If you’re lucky enough to inherit assets, the amount you receive may be less than expected, depending on taxes and other factors.
An estate tax may be leveled at both federal and state levels. At the federal level, the 2015 exemption is $5,430,000, so you won’t owe any federal estate taxes if the deceased’s estate is less than this.
Only a handful of states collect estate taxes (and the state that applies is the one in which the deceased lived or owned property, not your state). As with federal taxes, there’s an exemption level that varies by state.
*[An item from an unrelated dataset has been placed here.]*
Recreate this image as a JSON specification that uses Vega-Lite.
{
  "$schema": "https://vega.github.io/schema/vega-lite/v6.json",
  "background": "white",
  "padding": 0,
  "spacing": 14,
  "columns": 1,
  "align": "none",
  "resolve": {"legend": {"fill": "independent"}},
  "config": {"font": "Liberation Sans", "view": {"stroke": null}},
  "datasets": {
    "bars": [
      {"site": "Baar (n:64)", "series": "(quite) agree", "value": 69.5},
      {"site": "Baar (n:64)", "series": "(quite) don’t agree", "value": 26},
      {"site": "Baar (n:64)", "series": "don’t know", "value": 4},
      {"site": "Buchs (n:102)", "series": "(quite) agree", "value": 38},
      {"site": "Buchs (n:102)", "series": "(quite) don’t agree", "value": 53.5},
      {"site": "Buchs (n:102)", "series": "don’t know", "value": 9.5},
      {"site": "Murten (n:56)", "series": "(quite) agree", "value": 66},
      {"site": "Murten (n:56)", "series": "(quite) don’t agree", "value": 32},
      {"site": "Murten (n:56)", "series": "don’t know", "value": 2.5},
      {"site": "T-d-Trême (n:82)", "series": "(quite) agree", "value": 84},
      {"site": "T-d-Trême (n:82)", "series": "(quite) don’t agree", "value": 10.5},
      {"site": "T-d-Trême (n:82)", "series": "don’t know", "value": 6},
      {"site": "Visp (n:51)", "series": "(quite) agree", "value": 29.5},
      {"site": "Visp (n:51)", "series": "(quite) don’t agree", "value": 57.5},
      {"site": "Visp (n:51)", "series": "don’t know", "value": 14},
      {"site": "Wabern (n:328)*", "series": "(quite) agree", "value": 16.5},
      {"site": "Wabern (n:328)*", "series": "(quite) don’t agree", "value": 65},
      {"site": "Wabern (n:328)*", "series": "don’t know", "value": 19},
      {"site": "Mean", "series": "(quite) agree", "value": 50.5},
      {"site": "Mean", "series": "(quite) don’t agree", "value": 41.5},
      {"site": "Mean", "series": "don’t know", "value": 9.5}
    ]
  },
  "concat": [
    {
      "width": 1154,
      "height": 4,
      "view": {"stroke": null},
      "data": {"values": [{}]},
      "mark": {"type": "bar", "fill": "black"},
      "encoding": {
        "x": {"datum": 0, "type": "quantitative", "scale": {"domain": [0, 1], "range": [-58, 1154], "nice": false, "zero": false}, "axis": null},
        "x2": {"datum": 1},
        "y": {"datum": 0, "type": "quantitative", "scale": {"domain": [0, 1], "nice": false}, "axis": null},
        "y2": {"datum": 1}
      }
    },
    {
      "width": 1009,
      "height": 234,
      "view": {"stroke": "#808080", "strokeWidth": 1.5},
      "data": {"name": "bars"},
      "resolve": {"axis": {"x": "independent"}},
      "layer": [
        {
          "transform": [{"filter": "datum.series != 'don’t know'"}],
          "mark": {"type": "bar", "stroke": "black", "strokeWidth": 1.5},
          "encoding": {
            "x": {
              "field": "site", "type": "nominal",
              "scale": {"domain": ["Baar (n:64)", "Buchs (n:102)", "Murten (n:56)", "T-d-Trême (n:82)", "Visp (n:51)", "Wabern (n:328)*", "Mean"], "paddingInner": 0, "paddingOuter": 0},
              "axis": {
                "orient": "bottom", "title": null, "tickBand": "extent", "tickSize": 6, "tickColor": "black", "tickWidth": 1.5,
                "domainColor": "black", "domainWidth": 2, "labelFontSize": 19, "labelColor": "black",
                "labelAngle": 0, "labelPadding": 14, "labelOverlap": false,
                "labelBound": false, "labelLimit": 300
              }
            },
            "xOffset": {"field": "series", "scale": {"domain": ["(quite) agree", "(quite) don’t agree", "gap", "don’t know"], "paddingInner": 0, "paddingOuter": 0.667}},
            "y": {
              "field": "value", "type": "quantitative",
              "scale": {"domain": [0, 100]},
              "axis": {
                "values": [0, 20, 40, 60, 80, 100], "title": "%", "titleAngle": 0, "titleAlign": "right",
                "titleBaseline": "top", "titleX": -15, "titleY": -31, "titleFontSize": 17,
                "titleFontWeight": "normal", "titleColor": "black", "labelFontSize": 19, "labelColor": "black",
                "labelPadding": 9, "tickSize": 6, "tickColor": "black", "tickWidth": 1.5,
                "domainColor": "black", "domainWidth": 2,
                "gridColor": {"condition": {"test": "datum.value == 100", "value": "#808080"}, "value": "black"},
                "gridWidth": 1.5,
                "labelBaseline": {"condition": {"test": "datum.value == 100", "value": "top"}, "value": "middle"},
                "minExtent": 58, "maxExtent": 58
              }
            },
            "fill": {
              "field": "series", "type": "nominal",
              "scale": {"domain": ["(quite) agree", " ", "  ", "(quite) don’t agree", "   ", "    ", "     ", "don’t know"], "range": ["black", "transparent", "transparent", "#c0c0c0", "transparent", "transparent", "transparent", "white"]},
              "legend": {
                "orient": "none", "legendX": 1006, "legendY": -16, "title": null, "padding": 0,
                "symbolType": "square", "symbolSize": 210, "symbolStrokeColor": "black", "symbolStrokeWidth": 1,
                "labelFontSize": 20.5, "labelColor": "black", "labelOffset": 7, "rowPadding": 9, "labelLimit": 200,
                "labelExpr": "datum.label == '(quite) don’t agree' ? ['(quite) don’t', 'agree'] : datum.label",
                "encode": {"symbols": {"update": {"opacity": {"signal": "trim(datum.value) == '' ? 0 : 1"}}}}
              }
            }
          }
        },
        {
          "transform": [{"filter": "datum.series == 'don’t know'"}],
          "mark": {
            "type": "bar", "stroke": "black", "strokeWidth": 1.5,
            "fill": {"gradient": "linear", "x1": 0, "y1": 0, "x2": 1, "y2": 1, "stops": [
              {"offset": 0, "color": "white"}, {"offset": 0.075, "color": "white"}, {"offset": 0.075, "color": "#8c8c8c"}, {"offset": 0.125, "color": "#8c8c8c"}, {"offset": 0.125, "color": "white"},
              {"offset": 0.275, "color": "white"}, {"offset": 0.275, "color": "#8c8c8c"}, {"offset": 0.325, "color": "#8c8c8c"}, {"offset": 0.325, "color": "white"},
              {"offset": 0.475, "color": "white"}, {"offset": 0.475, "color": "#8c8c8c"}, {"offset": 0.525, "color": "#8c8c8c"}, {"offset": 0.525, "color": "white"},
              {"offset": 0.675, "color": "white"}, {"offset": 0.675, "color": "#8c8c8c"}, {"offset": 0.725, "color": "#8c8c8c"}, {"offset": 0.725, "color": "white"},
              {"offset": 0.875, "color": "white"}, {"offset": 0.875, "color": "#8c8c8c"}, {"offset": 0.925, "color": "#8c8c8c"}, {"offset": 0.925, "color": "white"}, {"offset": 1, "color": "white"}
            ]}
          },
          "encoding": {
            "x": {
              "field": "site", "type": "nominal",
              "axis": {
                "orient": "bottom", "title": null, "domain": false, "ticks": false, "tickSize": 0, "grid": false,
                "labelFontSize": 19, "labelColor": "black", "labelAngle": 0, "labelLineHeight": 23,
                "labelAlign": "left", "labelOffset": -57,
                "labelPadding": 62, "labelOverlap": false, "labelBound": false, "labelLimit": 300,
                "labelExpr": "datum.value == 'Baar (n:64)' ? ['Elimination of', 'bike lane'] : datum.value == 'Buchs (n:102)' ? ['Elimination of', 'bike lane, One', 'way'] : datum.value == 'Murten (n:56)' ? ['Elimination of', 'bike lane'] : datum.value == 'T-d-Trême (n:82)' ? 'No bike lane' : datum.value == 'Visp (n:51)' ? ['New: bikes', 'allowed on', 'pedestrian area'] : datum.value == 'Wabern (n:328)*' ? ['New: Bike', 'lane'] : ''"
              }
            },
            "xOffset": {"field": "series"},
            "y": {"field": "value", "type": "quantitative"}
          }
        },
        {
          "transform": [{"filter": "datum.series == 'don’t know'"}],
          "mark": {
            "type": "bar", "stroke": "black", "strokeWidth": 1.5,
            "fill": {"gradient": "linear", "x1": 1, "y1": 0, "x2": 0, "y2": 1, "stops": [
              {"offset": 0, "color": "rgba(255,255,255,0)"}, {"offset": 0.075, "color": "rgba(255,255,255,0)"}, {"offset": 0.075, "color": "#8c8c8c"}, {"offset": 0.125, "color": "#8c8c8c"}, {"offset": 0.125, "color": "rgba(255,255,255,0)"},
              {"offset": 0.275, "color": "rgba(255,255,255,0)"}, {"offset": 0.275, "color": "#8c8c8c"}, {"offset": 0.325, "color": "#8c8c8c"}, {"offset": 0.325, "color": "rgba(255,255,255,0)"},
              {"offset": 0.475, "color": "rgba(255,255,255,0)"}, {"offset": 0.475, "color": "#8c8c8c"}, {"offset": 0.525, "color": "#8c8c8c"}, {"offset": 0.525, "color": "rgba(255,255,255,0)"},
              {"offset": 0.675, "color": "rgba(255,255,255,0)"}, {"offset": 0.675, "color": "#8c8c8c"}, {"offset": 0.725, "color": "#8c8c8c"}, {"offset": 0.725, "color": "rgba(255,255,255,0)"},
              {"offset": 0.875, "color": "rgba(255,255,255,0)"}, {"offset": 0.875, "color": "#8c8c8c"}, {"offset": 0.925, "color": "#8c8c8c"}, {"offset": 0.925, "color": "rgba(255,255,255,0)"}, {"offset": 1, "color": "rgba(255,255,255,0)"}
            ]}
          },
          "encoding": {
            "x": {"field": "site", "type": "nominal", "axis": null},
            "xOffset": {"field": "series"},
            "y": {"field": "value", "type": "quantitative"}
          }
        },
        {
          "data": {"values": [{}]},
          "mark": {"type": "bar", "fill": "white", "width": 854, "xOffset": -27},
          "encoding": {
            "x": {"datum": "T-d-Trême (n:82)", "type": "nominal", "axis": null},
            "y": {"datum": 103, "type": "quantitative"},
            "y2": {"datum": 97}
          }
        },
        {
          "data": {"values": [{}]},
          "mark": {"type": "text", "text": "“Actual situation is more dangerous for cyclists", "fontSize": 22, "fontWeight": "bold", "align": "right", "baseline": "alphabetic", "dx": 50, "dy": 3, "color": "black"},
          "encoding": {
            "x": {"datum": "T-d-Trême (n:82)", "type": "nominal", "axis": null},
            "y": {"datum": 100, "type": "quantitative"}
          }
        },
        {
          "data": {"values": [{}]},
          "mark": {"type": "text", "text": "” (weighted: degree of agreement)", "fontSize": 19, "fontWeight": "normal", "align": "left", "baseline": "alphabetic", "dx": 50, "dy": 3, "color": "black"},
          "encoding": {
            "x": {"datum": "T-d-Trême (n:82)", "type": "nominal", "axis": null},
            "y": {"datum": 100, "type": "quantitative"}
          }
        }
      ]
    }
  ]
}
There’s also an inheritance tax. Chances are this may not apply, because only six states collect it: Iowa, Kentucky, Maryland, Nebraska, New Jersey, and Pennsylvania. In all of these states, property passing to a surviving spouse is exempt, and in most of them, the same is true when passing property to children and grandchildren.
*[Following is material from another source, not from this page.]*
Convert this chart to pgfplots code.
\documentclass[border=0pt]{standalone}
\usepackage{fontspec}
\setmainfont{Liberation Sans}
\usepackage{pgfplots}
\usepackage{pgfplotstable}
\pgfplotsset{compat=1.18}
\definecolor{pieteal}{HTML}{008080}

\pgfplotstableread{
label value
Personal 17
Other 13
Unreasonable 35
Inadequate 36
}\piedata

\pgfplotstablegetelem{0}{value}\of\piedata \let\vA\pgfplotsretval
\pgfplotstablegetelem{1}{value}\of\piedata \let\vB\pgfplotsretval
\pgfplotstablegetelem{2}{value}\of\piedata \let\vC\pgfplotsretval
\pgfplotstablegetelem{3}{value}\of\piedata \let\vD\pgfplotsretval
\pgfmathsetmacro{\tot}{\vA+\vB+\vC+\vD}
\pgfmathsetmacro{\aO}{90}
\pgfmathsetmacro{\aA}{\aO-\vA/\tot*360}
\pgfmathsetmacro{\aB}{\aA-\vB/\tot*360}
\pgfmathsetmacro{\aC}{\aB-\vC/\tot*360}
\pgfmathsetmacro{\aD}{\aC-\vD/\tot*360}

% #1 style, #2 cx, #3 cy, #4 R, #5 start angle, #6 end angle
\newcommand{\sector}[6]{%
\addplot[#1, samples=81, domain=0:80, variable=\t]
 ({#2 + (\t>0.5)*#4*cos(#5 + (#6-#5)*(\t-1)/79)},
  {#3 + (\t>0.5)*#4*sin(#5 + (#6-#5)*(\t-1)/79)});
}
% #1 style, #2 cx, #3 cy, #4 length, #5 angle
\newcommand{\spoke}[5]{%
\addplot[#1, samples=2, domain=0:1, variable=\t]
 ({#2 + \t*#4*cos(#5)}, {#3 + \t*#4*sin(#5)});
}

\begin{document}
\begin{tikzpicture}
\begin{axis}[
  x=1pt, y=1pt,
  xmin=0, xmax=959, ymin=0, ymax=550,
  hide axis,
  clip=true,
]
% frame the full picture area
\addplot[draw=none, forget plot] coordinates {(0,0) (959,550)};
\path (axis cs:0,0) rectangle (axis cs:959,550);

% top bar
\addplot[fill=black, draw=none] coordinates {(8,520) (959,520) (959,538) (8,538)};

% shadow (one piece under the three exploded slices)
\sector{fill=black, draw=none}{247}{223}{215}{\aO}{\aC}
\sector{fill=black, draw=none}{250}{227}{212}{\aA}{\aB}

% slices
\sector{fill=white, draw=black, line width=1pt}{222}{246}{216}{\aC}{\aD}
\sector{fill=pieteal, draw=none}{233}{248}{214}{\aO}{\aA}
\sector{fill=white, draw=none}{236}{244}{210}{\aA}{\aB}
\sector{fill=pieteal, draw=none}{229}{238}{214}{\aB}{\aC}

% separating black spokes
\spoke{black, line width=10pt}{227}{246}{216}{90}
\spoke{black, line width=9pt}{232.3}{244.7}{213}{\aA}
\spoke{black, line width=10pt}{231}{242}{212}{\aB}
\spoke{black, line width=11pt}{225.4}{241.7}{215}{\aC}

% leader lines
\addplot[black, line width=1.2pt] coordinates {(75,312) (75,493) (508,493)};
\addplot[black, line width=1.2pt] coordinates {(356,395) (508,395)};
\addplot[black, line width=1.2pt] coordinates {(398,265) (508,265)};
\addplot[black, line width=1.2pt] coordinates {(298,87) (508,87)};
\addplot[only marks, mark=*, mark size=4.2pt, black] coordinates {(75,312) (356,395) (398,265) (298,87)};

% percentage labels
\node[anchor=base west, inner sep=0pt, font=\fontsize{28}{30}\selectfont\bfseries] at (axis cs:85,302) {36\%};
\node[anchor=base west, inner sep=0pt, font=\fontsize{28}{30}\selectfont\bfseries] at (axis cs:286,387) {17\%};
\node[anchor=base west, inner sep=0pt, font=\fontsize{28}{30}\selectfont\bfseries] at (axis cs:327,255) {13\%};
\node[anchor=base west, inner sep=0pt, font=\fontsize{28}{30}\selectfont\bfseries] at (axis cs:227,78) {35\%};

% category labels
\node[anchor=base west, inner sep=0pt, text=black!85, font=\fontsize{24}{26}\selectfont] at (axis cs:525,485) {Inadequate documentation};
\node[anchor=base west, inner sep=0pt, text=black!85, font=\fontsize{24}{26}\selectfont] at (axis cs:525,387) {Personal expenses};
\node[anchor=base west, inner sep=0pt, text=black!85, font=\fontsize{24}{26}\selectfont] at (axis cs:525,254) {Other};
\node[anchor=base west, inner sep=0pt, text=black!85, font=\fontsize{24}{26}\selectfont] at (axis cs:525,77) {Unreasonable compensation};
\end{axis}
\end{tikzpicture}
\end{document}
In general, an inheritance is not considered income, so you won’t have to report it on your income tax return. But there are other costs to consider. For example, if someone leaves you a house, you may want to sell it, which will involve real estate agent fees. If you inherit stocks, you’ll have to pay a brokerage commission to sell them. And if you inherit an IRA, you’ll have to pay tax on the distribution just as the deceased would have.
The latter, especially, can get complex, so it’s a good idea to talk to your advisor if an inheritance is a possibility.